In the Princeton University Art Museum, Leanne Betasamosake Simpson read a selection of stories. Each story, in a distinct perspective and tone, told of harvesting sap. In one story, a group of Indigenous city-dwellers attempt to secure permission to harvest sap from city trees. Rachael DeLue, the Christopher Binyon Sarofim '86 Professor in American Art, said “the piece illuminated, with biting humor, the struggle to sustain Indigenous identity in a world largely blind to Indigenous peoples and their histories.”

Simpson screened “Biidaaban (The Dawn Comes),” a 2018 stop-motion animation film directed by Amanda Strong, inspired by Simpson’s poetry and stories. “Biidaaban” is a 2019 Academy of Canadian Cinema and Television nominee for best animated short. Through images that DeLue described as “hauntingly beautiful,” the film tells the story of Biidaaban, a young person who, in the company of a 10,000-year-old shapeshifting friend known as Sabe, sets out in their suburban Ontario neighborhood to revive the ceremonial harvesting of sap — an allegory, DeLue said, “not of belonging but of a fierce attempt to exist against the grain.”
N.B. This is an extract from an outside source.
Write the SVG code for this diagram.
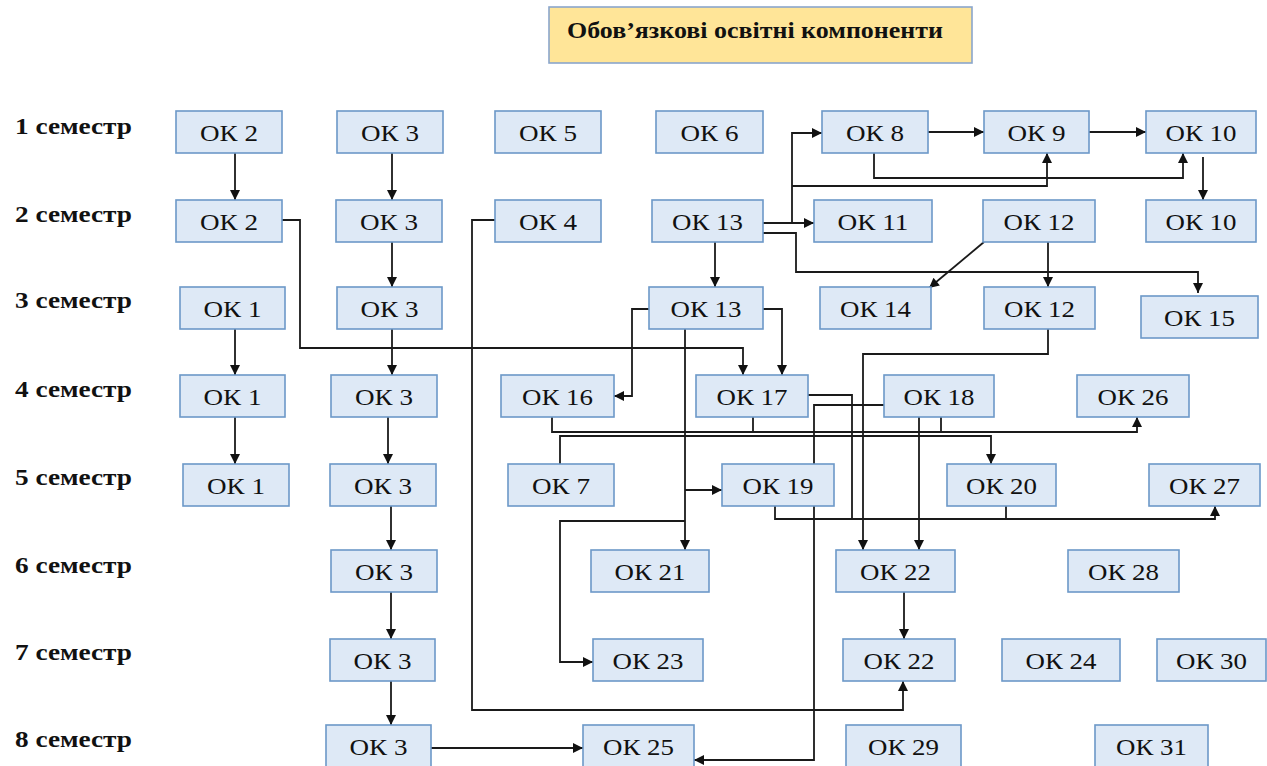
<svg xmlns="http://www.w3.org/2000/svg" width="1267" height="766" viewBox="0 0 1267 766">
<style>
.n rect{fill:#dee9f6;stroke:#6c98c8;stroke-width:1.6}
.n text{font-family:"Liberation Serif","Times New Roman",serif;font-size:23.5px;fill:#111;text-anchor:middle}
.sem{font-family:"Liberation Serif","Times New Roman",serif;font-size:22.5px;font-weight:bold;fill:#111}
.c path{fill:none;stroke:#1a1a1a;stroke-width:1.8}
.a{marker-end:url(#ah)}
</style>
<defs>
<marker id="ah" viewBox="0 0 10 10" refX="10" refY="5" markerWidth="11" markerHeight="10" orient="auto" markerUnits="userSpaceOnUse"><path d="M0,0 L10,5 L0,10 z" fill="#111"/></marker>
</defs>
<rect width="1267" height="766" fill="#fff"/>
<g id="title">
<rect x="549" y="7" width="423" height="56" fill="#ffe598" stroke="#8aa6cc" stroke-width="1.6"/>
<text x="567" y="38" font-family="Liberation Serif, serif" font-size="23.5" font-weight="bold" fill="#111" textLength="376" lengthAdjust="spacingAndGlyphs">Обов’язкові освітні компоненти</text>
</g>
<g id="semesters">
<text class="sem" x="15" y="134" textLength="117" lengthAdjust="spacingAndGlyphs">1 семестр</text>
<text class="sem" x="15" y="222" textLength="117" lengthAdjust="spacingAndGlyphs">2 семестр</text>
<text class="sem" x="15" y="308" textLength="117" lengthAdjust="spacingAndGlyphs">3 семестр</text>
<text class="sem" x="15" y="397" textLength="117" lengthAdjust="spacingAndGlyphs">4 семестр</text>
<text class="sem" x="15" y="485" textLength="117" lengthAdjust="spacingAndGlyphs">5 семестр</text>
<text class="sem" x="15" y="573" textLength="117" lengthAdjust="spacingAndGlyphs">6 семестр</text>
<text class="sem" x="15" y="660" textLength="117" lengthAdjust="spacingAndGlyphs">7 семестр</text>
<text class="sem" x="15" y="747" textLength="117" lengthAdjust="spacingAndGlyphs">8 семестр</text>
</g>
<g id="connectors" class="c">
<path class="a" d="M235,153 V200"/>
<path class="a" d="M392,153 V200"/>
<path class="a" d="M282,220 H300 V348 H743 V375"/>
<path class="a" d="M495,220 H472 V710 H903 V681"/>
<path class="a" d="M392,242 V287"/>
<path class="a" d="M392,329 V375"/>
<path class="a" d="M388,417 V464"/>
<path class="a" d="M391,506 V550"/>
<path class="a" d="M391,592 V639"/>
<path class="a" d="M391,681 V725"/>
<path class="a" d="M431,748 H583"/>
<path class="a" d="M235,329 V375"/>
<path class="a" d="M235,417 V464"/>
<path class="a" d="M763,223 H814"/>
<path class="a" d="M792,223 V133 H822"/>
<path class="a" d="M792,186 H1047 V153"/>
<path class="a" d="M928,132 H984"/>
<path class="a" d="M1089,132 H1146"/>
<path class="a" d="M874,153 V178 H1183 V153"/>
<path class="a" d="M1203,157 V200"/>
<path class="a" d="M763,233 H796 V272 H1198 V293"/>
<path class="a" d="M715,242 V287"/>
<path class="a" d="M984,242 L929,288"/>
<path class="a" d="M1048,242 V287"/>
<path class="a" d="M1048,329 V354 H863 V550"/>
<path class="a" d="M649,309 H632 V396 H614"/>
<path class="a" d="M763,309 H782 V375"/>
<path class="a" d="M685,329 V550"/>
<path class="a" d="M685,490 H722"/>
<path class="a" d="M685,521 H560 V662 H593"/>
<path class="a" d="M552,417 V432 H1137 V417"/>
<path class="a" d="M560,464 V436 H991 V464"/>
<path d="M753,417 V432"/>
<path d="M941,417 V432"/>
<path d="M808,395 H852 V519"/>
<path class="a" d="M884,405 H814 V760 H694"/>
<path class="a" d="M919,417 V550"/>
<path class="a" d="M775,506 V519 H1215 V506"/>
<path d="M1006,506 V519"/>
<path class="a" d="M904,592 V639"/>
</g>
<g id="ok2-s1" class="n"><rect x="176" y="111" width="106" height="42"/><text x="229" y="141" textLength="58" lengthAdjust="spacingAndGlyphs">ОК 2</text></g>
<g id="ok3-s1" class="n"><rect x="337" y="111" width="106" height="42"/><text x="390" y="141" textLength="58" lengthAdjust="spacingAndGlyphs">ОК 3</text></g>
<g id="ok5-s1" class="n"><rect x="495" y="111" width="106" height="42"/><text x="548" y="141" textLength="58" lengthAdjust="spacingAndGlyphs">ОК 5</text></g>
<g id="ok6-s1" class="n"><rect x="656" y="111" width="107" height="42"/><text x="709.5" y="141" textLength="58" lengthAdjust="spacingAndGlyphs">ОК 6</text></g>
<g id="ok8-s1" class="n"><rect x="822" y="111" width="106" height="42"/><text x="875" y="141" textLength="58" lengthAdjust="spacingAndGlyphs">ОК 8</text></g>
<g id="ok9-s1" class="n"><rect x="984" y="111" width="105" height="42"/><text x="1036.5" y="141" textLength="58" lengthAdjust="spacingAndGlyphs">ОК 9</text></g>
<g id="ok10-s1" class="n"><rect x="1146" y="111" width="110" height="42"/><text x="1201" y="141" textLength="71" lengthAdjust="spacingAndGlyphs">ОК 10</text></g>
<g id="ok2-s2" class="n"><rect x="176" y="200" width="106" height="42"/><text x="229" y="230" textLength="58" lengthAdjust="spacingAndGlyphs">ОК 2</text></g>
<g id="ok3-s2" class="n"><rect x="336" y="200" width="106" height="42"/><text x="389" y="230" textLength="58" lengthAdjust="spacingAndGlyphs">ОК 3</text></g>
<g id="ok4-s2" class="n"><rect x="495" y="200" width="106" height="42"/><text x="548" y="230" textLength="58" lengthAdjust="spacingAndGlyphs">ОК 4</text></g>
<g id="ok13-s2" class="n"><rect x="652" y="200" width="111" height="42"/><text x="707.5" y="230" textLength="71" lengthAdjust="spacingAndGlyphs">ОК 13</text></g>
<g id="ok11-s2" class="n"><rect x="814" y="200" width="118" height="42"/><text x="873" y="230" textLength="71" lengthAdjust="spacingAndGlyphs">ОК 11</text></g>
<g id="ok12-s2" class="n"><rect x="983" y="200" width="112" height="42"/><text x="1039" y="230" textLength="71" lengthAdjust="spacingAndGlyphs">ОК 12</text></g>
<g id="ok10-s2" class="n"><rect x="1146" y="200" width="110" height="42"/><text x="1201" y="230" textLength="71" lengthAdjust="spacingAndGlyphs">ОК 10</text></g>
<g id="ok1-s3" class="n"><rect x="180" y="287" width="105" height="42"/><text x="232.5" y="317" textLength="58" lengthAdjust="spacingAndGlyphs">ОК 1</text></g>
<g id="ok3-s3" class="n"><rect x="337" y="287" width="105" height="42"/><text x="389.5" y="317" textLength="58" lengthAdjust="spacingAndGlyphs">ОК 3</text></g>
<g id="ok13-s3" class="n"><rect x="649" y="287" width="114" height="42"/><text x="706" y="317" textLength="71" lengthAdjust="spacingAndGlyphs">ОК 13</text></g>
<g id="ok14-s3" class="n"><rect x="820" y="287" width="111" height="42"/><text x="875.5" y="317" textLength="71" lengthAdjust="spacingAndGlyphs">ОК 14</text></g>
<g id="ok12-s3" class="n"><rect x="984" y="287" width="111" height="42"/><text x="1039.5" y="317" textLength="71" lengthAdjust="spacingAndGlyphs">ОК 12</text></g>
<g id="ok15-s3" class="n"><rect x="1141" y="296" width="117" height="42"/><text x="1199.5" y="326" textLength="71" lengthAdjust="spacingAndGlyphs">ОК 15</text></g>
<g id="ok1-s4" class="n"><rect x="180" y="375" width="105" height="42"/><text x="232.5" y="405" textLength="58" lengthAdjust="spacingAndGlyphs">ОК 1</text></g>
<g id="ok3-s4" class="n"><rect x="331" y="375" width="106" height="42"/><text x="384" y="405" textLength="58" lengthAdjust="spacingAndGlyphs">ОК 3</text></g>
<g id="ok16-s4" class="n"><rect x="501" y="375" width="113" height="42"/><text x="557.5" y="405" textLength="71" lengthAdjust="spacingAndGlyphs">ОК 16</text></g>
<g id="ok17-s4" class="n"><rect x="696" y="375" width="112" height="42"/><text x="752" y="405" textLength="71" lengthAdjust="spacingAndGlyphs">ОК 17</text></g>
<g id="ok18-s4" class="n"><rect x="884" y="375" width="110" height="42"/><text x="939" y="405" textLength="71" lengthAdjust="spacingAndGlyphs">ОК 18</text></g>
<g id="ok26-s4" class="n"><rect x="1077" y="375" width="112" height="42"/><text x="1133" y="405" textLength="71" lengthAdjust="spacingAndGlyphs">ОК 26</text></g>
<g id="ok1-s5" class="n"><rect x="183" y="464" width="106" height="42"/><text x="236" y="494" textLength="58" lengthAdjust="spacingAndGlyphs">ОК 1</text></g>
<g id="ok3-s5" class="n"><rect x="330" y="464" width="106" height="42"/><text x="383" y="494" textLength="58" lengthAdjust="spacingAndGlyphs">ОК 3</text></g>
<g id="ok7-s5" class="n"><rect x="508" y="464" width="106" height="42"/><text x="561" y="494" textLength="58" lengthAdjust="spacingAndGlyphs">ОК 7</text></g>
<g id="ok19-s5" class="n"><rect x="722" y="464" width="112" height="42"/><text x="778" y="494" textLength="71" lengthAdjust="spacingAndGlyphs">ОК 19</text></g>
<g id="ok20-s5" class="n"><rect x="947" y="464" width="109" height="42"/><text x="1001.5" y="494" textLength="71" lengthAdjust="spacingAndGlyphs">ОК 20</text></g>
<g id="ok27-s5" class="n"><rect x="1149" y="464" width="111" height="42"/><text x="1204.5" y="494" textLength="71" lengthAdjust="spacingAndGlyphs">ОК 27</text></g>
<g id="ok3-s6" class="n"><rect x="331" y="550" width="106" height="42"/><text x="384" y="580" textLength="58" lengthAdjust="spacingAndGlyphs">ОК 3</text></g>
<g id="ok21-s6" class="n"><rect x="591" y="550" width="118" height="42"/><text x="650" y="580" textLength="71" lengthAdjust="spacingAndGlyphs">ОК 21</text></g>
<g id="ok22-s6" class="n"><rect x="836" y="550" width="119" height="42"/><text x="895.5" y="580" textLength="71" lengthAdjust="spacingAndGlyphs">ОК 22</text></g>
<g id="ok28-s6" class="n"><rect x="1068" y="550" width="111" height="42"/><text x="1123.5" y="580" textLength="71" lengthAdjust="spacingAndGlyphs">ОК 28</text></g>
<g id="ok3-s7" class="n"><rect x="330" y="639" width="105" height="42"/><text x="382.5" y="669" textLength="58" lengthAdjust="spacingAndGlyphs">ОК 3</text></g>
<g id="ok23-s7" class="n"><rect x="593" y="639" width="110" height="42"/><text x="648" y="669" textLength="71" lengthAdjust="spacingAndGlyphs">ОК 23</text></g>
<g id="ok22-s7" class="n"><rect x="843" y="639" width="112" height="42"/><text x="899" y="669" textLength="71" lengthAdjust="spacingAndGlyphs">ОК 22</text></g>
<g id="ok24-s7" class="n"><rect x="1002" y="639" width="118" height="42"/><text x="1061" y="669" textLength="71" lengthAdjust="spacingAndGlyphs">ОК 24</text></g>
<g id="ok30-s7" class="n"><rect x="1157" y="639" width="109" height="42"/><text x="1211.5" y="669" textLength="71" lengthAdjust="spacingAndGlyphs">ОК 30</text></g>
<g id="ok3-s8" class="n"><rect x="326" y="725" width="105" height="44"/><text x="378.5" y="755" textLength="58" lengthAdjust="spacingAndGlyphs">ОК 3</text></g>
<g id="ok25-s8" class="n"><rect x="583" y="725" width="111" height="44"/><text x="638.5" y="755" textLength="71" lengthAdjust="spacingAndGlyphs">ОК 25</text></g>
<g id="ok29-s8" class="n"><rect x="846" y="725" width="115" height="44"/><text x="903.5" y="755" textLength="71" lengthAdjust="spacingAndGlyphs">ОК 29</text></g>
<g id="ok31-s8" class="n"><rect x="1095" y="725" width="113" height="44"/><text x="1151.5" y="755" textLength="71" lengthAdjust="spacingAndGlyphs">ОК 31</text></g>
</svg>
Wendy Warren speaking at podium

Wendy Warren, an associate professor of history, opens a panel titled “Global Indigeneities.”
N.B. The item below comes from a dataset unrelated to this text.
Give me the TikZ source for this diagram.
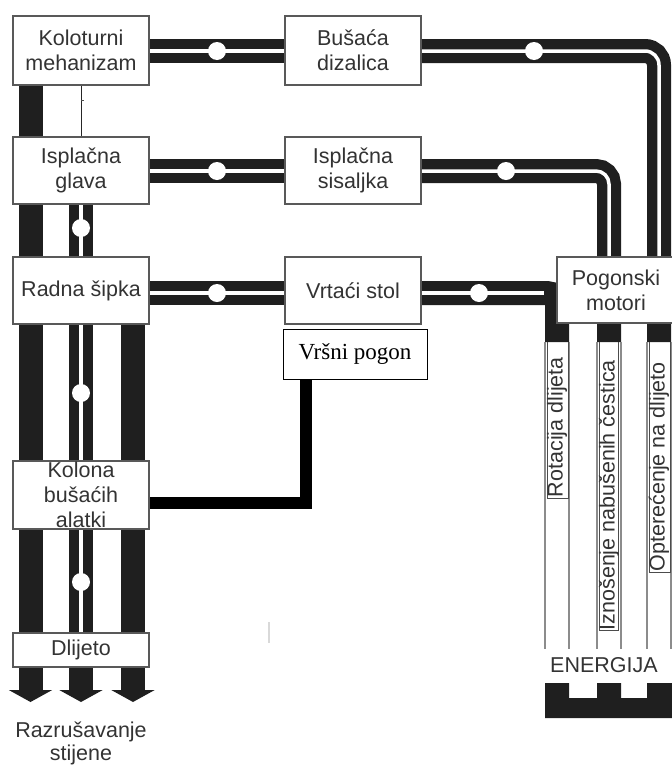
\documentclass[tikz,border=0pt]{standalone}
\usepackage{fontspec}
\setmainfont{Liberation Sans}
\newfontfamily\serifvr{Liberation Serif}
\usetikzlibrary{arrows.meta,calc}
\pgfdeclarelayer{bg}
\pgfsetlayers{bg,main}
\begin{document}
\begin{tikzpicture}[x=1pt,y=-1pt,
  box/.style={draw=black!65, line width=1.2pt, fill=white, inner sep=0pt, minimum width=136pt, align=center, text=black!80, font=\fontsize{21.5}{25}\selectfont},
  pipe/.style={line width=24pt, draw=black!88},
  core/.style={line width=3.5pt, draw=white},
  bar/.style={line width=24pt, draw=black!88, -{Triangle[width=43pt,length=12pt]}},
  dot/.style={circle, fill=white, minimum size=18pt, inner sep=0pt},
  lbl/.style={text=black!80, font=\fontsize{21.5}{25}\selectfont, inner sep=0pt, align=center},
  col/.style={draw=black!45, line width=1.3pt},
  frame/.style={draw=black!70, line width=0.8pt},
]
\useasboundingbox (0,0) rectangle (672,766);

% coordinates
\coordinate (p1) at (0,51);
\coordinate (p2) at (0,171);
\coordinate (p3) at (0,293);
\coordinate (r1) at (557,342);
\coordinate (r2) at (609,342);
\coordinate (r3) at (659,342);
\coordinate (a1) at (30.5,702);
\coordinate (a2) at (81,702);
\coordinate (a3) at (133,702);
\coordinate (vp) at (305.5,503);

% boxes
\node[box, minimum height=69pt] (kol) at (81,50.5) {Koloturni\\mehanizam};
\node[box, minimum height=69pt] (bus) at (353,50.5) {Bušaća\\dizalica};
\node[box, minimum height=67pt] (isg) at (81,170.5) {Isplačna\\glava};
\node[box, minimum height=67pt] (iss) at (353,170.5) {Isplačna\\sisaljka};
\node[box, minimum height=67pt] (rad) at (81,290.5) {Radna šipka};
\node[box, minimum height=67pt] (vrt) at (353,290.5) {Vrtaći stol};
\node[box, minimum width=118pt, minimum height=66pt] (pog) at (616,290) {\raisebox{2pt}{\parbox{110pt}{\centering Pogonski\\motori}}};
\node[box, draw=black, line width=1pt, minimum width=144pt, minimum height=50pt, font=\serifvr\fontsize{23}{26}\selectfont, text=black] (vrs) at (355,354) {\raisebox{-4pt}{Vršni pogon}};
\node[box, minimum height=68pt] (kolona) at (81,495) {Kolona\\bušaćih\\alatki};
\node[box, minimum height=34pt] (dli) at (81,650) {Dlijeto};

% junction dots
\node[dot] (d1) at ($(kol.east |- p1)!0.5!(bus.west |- p1)$) {};
\node[dot] (d2) at (534,51) {};
\node[dot] (d3) at ($(isg.east |- p2)!0.5!(iss.west |- p2)$) {};
\node[dot] (d4) at (506,171) {};
\node[dot] (d5) at ($(rad.east |- p3)!0.5!(vrt.west |- p3)$) {};
\node[dot] (d6) at (479,293) {};
\node[dot] (d7) at (81,228) {};
\node[dot] (d8) at (81,393) {};
\node[dot] (d9) at (81,582) {};

% columns below the motors
\foreach \x in {545,569,597,621,647,671} \draw[col] (\x,342) -- (\x,649);
\draw[frame] (547,342) -- (547,498) -- (568,498) -- (568,342);
\draw[frame] (599,342) -- (599,630) -- (618,630) -- (618,342);
\draw[frame] (649,342) -- (649,572) -- (670,572) -- (670,342);

\node[lbl, rotate=90, anchor=east] (t1) at (557,357) {Rotacija dlijeta};
\node[lbl, rotate=90, anchor=east] (t2) at (609,360) {Iznošenje nabušenih čestica};
\node[lbl, rotate=90, anchor=east] (t3) at (659,362) {Opterećenje na dlijeto};

\node[lbl] (ener) at (604,665) {ENERGIJA};
\fill[black!88] (545,718) -- (545,683) -- (569,683) -- (569,698) -- (597,698) -- (597,683) -- (621,683) -- (621,698) -- (647,698) -- (647,683) -- (672,683) -- (672,718) -- cycle;

\node[lbl, font=\fontsize{21.5}{23.5}\selectfont] (razr) at (81,743.5) {Razrušavanje\\stijene};

\draw[black!15, line width=1.5pt] (269,622) -- (269,643);

\begin{pgfonlayer}{bg}
  % top row
  \draw[pipe] (kol.east |- p1) -- (bus.west |- p1);
  \draw[core] (kol.east |- p1) -- (bus.west |- p1);
  \draw[pipe, rounded corners=14pt] (bus.east |- p1) -| (r3);
  \draw[core, rounded corners=14pt] (bus.east |- p1) -| (r3 |- pog.north);
  % second row
  \draw[pipe] (isg.east |- p2) -- (iss.west |- p2);
  \draw[core] (isg.east |- p2) -- (iss.west |- p2);
  \draw[pipe, rounded corners=13pt] (iss.east |- p2) -| (r2);
  \draw[core, rounded corners=13pt] (iss.east |- p2) -| (r2 |- pog.north);
  % third row
  \draw[pipe] (rad.east |- p3) -- (vrt.west |- p3);
  \draw[core] (rad.east |- p3) -- (vrt.west |- p3);
  \draw[pipe, rounded corners=10pt] (vrt.east |- p3) -| (r1);
  \draw[core] (vrt.east |- p3) -- ($(pog.west |- p3)+(-12,0)$);
  % vertical left pipes
  \draw[bar] (kol.south -| a1) -- (a1);
  \draw[bar] (isg.south -| a2) -- (a2);
  \draw[core] (isg.south -| a2) -- (dli.north -| a2);
  \draw[bar] (rad.south -| a3) -- (a3);
  \draw[line width=1pt, black!85] (kol.south -| a2) -- (isg.north -| a2);
  \draw[line width=0.8pt, black!70] (81,100) -- (84,100);
  % top drive
  \draw[line width=12pt, black, line join=miter] (vrs.south -| vp) -- (vp) -- (vp -| kolona.east);
\end{pgfonlayer}
\end{tikzpicture}
\end{document}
It was fitting, DeLue said, that Simpson read a few steps away from Titus Kaphar’s “To Be Sold” (2018), a recent museum acquisition that “puts front and center” Princeton’s historical ties to the institution of slavery. “The museum has made substantial efforts recently to revisit its history and the stories it tells as a cultural institution,” DeLue said.

DeLue and Professor of English and American Studies Sarah Rivett noted the hire of research scholar India Young to work on the museum’s Indigenous collections and hold seminars to teach faculty and students about the University’s holdings.

Rivett’s closing remarks reflected DeLue’s concerns. “What is the responsibility of institutions to retell the past in such a way that counteracts the violence of erasure and disavowal?”

Rivett noted that the First Convocation of American Indian Scholars, a four-day conference hosted by Princeton in 1970, propelled Indigenous studies as a scholarly discipline in many universities across the United States.

As a parting gift, Rivett and Lockhart presented guests with facsimiles of a birch bark book created by Ojibway chief James Solomon/Thunder Raven for his son in 1858 or 1859. The cover is handstitched with tinted porcupine quills. The father depicted animals, waterways and humans, some realistically, Rivett said, some as magical or abstract. Animals are named in Ojibway and represented in their natural habitat near the Shawanagwa Village.

The primary conference sponsor was the Humanities Council’s David A. Gardner ’69 Magic Project, with additional support from the University Center for Human Values, the Princeton Environmental Institute and the Princeton University Art Museum.